Associate professor Desiree Fields, smiling, wearing a colorfully patterned blouse in front of grey concrete background.

Research Expertise and Interest

economic geography, urban theory, financialization, digital platforms and real estate, urban social movements, geographical political economy, housing justice, market construction

Research Description

Desiree Fields is an associate professor of Geography and Global Metropolitan Studies at the University of California, Berkeley. She received her Ph.D. in Environmental Psychology from the Graduate Center of the City University of New York. She is co-director of the Global Metropolitan Studies program at UC Berkeley, a trustee of the Urban Studies Foundation, and an editor of Environment and Planning A. 

Fields' research revolves around how financial processes and digital technologies are shifting the terrain of the housing question in the 21st century. Through approaching housing as a domain of critical inquiry, Fields builds insights on transformations of markets and market power, and the new political and policy challenges they generate.

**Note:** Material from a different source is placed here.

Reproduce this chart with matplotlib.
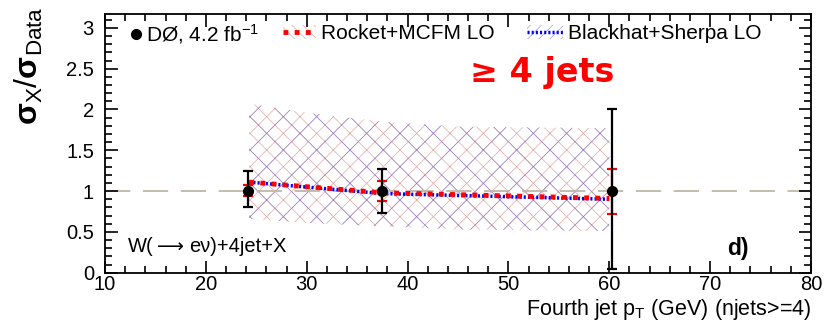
import matplotlib
matplotlib.use('Agg')
import matplotlib.pyplot as plt
from matplotlib.lines import Line2D
from matplotlib.patches import Patch
from matplotlib.ticker import MultipleLocator

plt.rcParams['font.family'] = ['Liberation Sans', 'DejaVu Sans']
plt.rcParams['mathtext.fontset'] = 'custom'
plt.rcParams['mathtext.rm'] = 'Liberation Sans'
plt.rcParams['mathtext.it'] = 'Liberation Sans:italic'
plt.rcParams['mathtext.bf'] = 'Liberation Sans:bold'
plt.rcParams['hatch.linewidth'] = 0.5

# data points (ratio to data = 1) with total and inner errors
data_x = [24.2, 37.5, 60.3]
data_y = [1.0, 1.0, 1.0]
data_err_lo = [0.20, 0.27, 0.95]
data_err_hi = [0.25, 0.27, 1.00]
inner_err_lo = [0.06, 0.12, 0.28]
inner_err_hi = [0.07, 0.12, 0.27]

# theory ratios
theo_x = [24.3, 37.5, 60.0]
rocket_y = [1.11, 0.98, 0.91]
blackhat_y = [1.11, 0.97, 0.90]

# theory uncertainty band
band_x = [24.3, 30.0, 37.5, 45.0, 60.0]
band_hi = [2.07, 1.96, 1.85, 1.79, 1.77]
band_lo = [0.66, 0.61, 0.57, 0.53, 0.51]

red_h = (0.85, 0.5, 0.5, 0.7)
blue_h = (0.45, 0.45, 0.85, 0.7)
red_ls = (0, (1.0, 1.3))
blue_ls = (0, (0.6, 0.6))

fig = plt.figure(figsize=(8.31, 3.31), dpi=100)
ax = fig.add_axes([0.1264, 0.1761, 0.8495, 0.7816])

ax.fill_between(band_x, band_lo, band_hi, facecolor='none',
                edgecolor=red_h, hatch='xx', linewidth=0)
ax.fill_between(band_x, band_lo, band_hi, facecolor='none',
                edgecolor=blue_h, hatch='x', linewidth=0)

ax.axhline(1.0, color='#bdb8a8', lw=1.3, dashes=(14, 7), zorder=1)

ax.plot(theo_x, blackhat_y, color='blue', lw=2.5, linestyle=blue_ls, zorder=3)
ax.plot(theo_x, rocket_y, color='red', lw=3.5, linestyle=red_ls, zorder=3)

ax.errorbar(data_x, data_y, yerr=[data_err_lo, data_err_hi], fmt='o', color='black',
            ms=7, lw=1.6, capsize=3.5, capthick=1.6, zorder=5)
ax.errorbar(data_x, data_y, yerr=[inner_err_lo, inner_err_hi], fmt='none', ecolor='red',
            lw=1.6, capsize=3.5, capthick=1.6, zorder=4)

ax.set_xlim(10, 80)
ax.set_ylim(0, 3.17)
ax.xaxis.set_major_locator(MultipleLocator(10))
ax.xaxis.set_minor_locator(MultipleLocator(2))
ax.yaxis.set_major_locator(MultipleLocator(0.5))
ax.yaxis.set_minor_locator(MultipleLocator(0.1))
ax.yaxis.set_major_formatter(lambda v, p: '%g' % v)
ax.tick_params(which='both', direction='in', top=True, right=True, labelsize=14.5, width=1.2)
ax.tick_params(which='major', length=9)
ax.tick_params(which='minor', length=5)
ax.tick_params(axis='x', pad=2)
ax.tick_params(axis='y', pad=8)
for s in ax.spines.values():
    s.set_linewidth(1.3)

ax.set_ylabel(r'$\mathbf{\sigma}_{\mathrm{X}}/\mathbf{\sigma}_{\mathrm{Data}}$', fontsize=23)
ax.yaxis.set_label_coords(-0.085, 0.8)
ax.set_xlabel(r'Fourth jet p$_{\mathrm{T}}$ (GeV) (njets>=4)', fontsize=15.5, ha='right')
ax.xaxis.set_label_coords(1.0, -0.095)

# W(-> e nu)+4jet+X, long arrow taken from DejaVu Sans
fig.text(128 / 831, 84 / 331, 'W(', fontsize=14.5, va='center')
fig.text(157 / 831, 84 / 331, '⟶', fontsize=13.5, va='center', family='DejaVu Sans')
fig.text(189 / 831, 84 / 331, 'eν)+4jet+X', fontsize=14.5, va='center')
ax.text(0.881, 0.093, 'd)', transform=ax.transAxes, fontsize=16.5, fontweight='bold', va='center')
ax.text(0.517, 0.775, '≥ 4 jets', transform=ax.transAxes, fontsize=24, fontweight='bold',
        color='red', va='center', family='DejaVu Sans')

leg_kw = dict(frameon=False, loc='center left', fontsize=15, borderaxespad=0,
              borderpad=0, handletextpad=0.25)
leg1 = ax.legend([Line2D([], [], marker='o', color='black', ls='none', ms=7)],
                 ['DØ, 4.2 fb$^{-1}$'], bbox_to_anchor=(0.036, 0.923),
                 handlelength=0.5, **leg_kw)
ax.add_artist(leg1)
leg2 = ax.legend([(Patch(facecolor='none', edgecolor=red_h, hatch='\\\\\\', lw=0),
                   Line2D([], [], color='red', lw=3.5, linestyle=red_ls))],
                 ['Rocket+MCFM LO'], bbox_to_anchor=(0.252, 0.923),
                 handlelength=1.6, **leg_kw)
ax.add_artist(leg2)
ax.legend([(Patch(facecolor='none', edgecolor=blue_h, hatch='///', lw=0),
            Line2D([], [], color='blue', lw=2.5, linestyle=blue_ls))],
          ['Blackhat+Sherpa LO'], bbox_to_anchor=(0.598, 0.923),
          handlelength=1.7, **leg_kw)

fig.savefig('out.png', dpi=100)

Fields studies processes that are central to the future of cities: the growing importance of finance to capitalism, the turn to increasingly market-driven approaches to housing and urban development, and the digital revolution. Her scholarship demonstrates how efforts to treat housing as a financial asset have extended beyond mortgaged homeownership and into rental housing markets in the post-2008 era. Running throughout her work is an attention to how financialization is marked by power and politics, and thus by contestation and collective resistance. Overall. Fields seeks to demystify and concretize the operations of financial capitalism in urban housing markets, challenging the storied complexity of finance and its tendency to obfuscate public understanding.

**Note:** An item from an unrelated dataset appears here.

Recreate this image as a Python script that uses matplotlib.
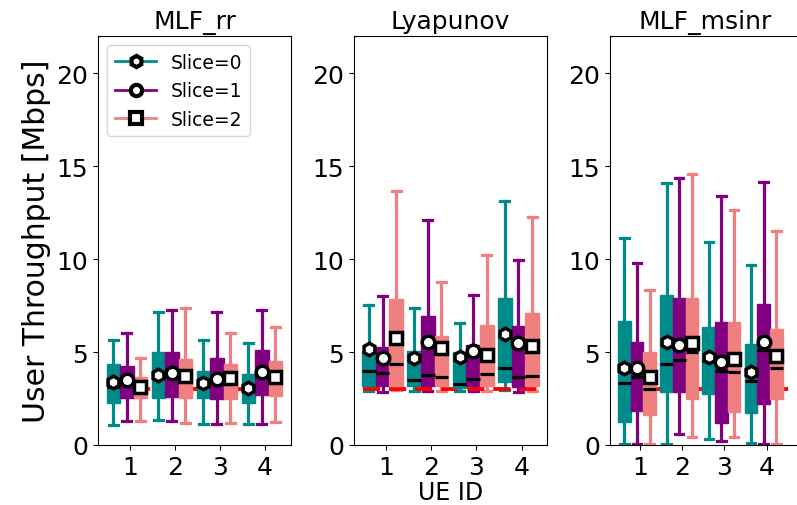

Fields has published widely on the relationships among housing financialization, movements for justice, and digital platforms in journals like Economic Geography; Housing, Theory, and Society; International Journal of Urban and Regional Research, and; Urban Studies. She also regularly publishes reports, working papers, and essays with community groups like Right to the City and Greater Manchester Housing Action, and in venues ranging from the Federal Reserve Bank of San Francisco to Public Books. The National Science Foundation, British Academy, and Independent Social Research Foundation have supported her work.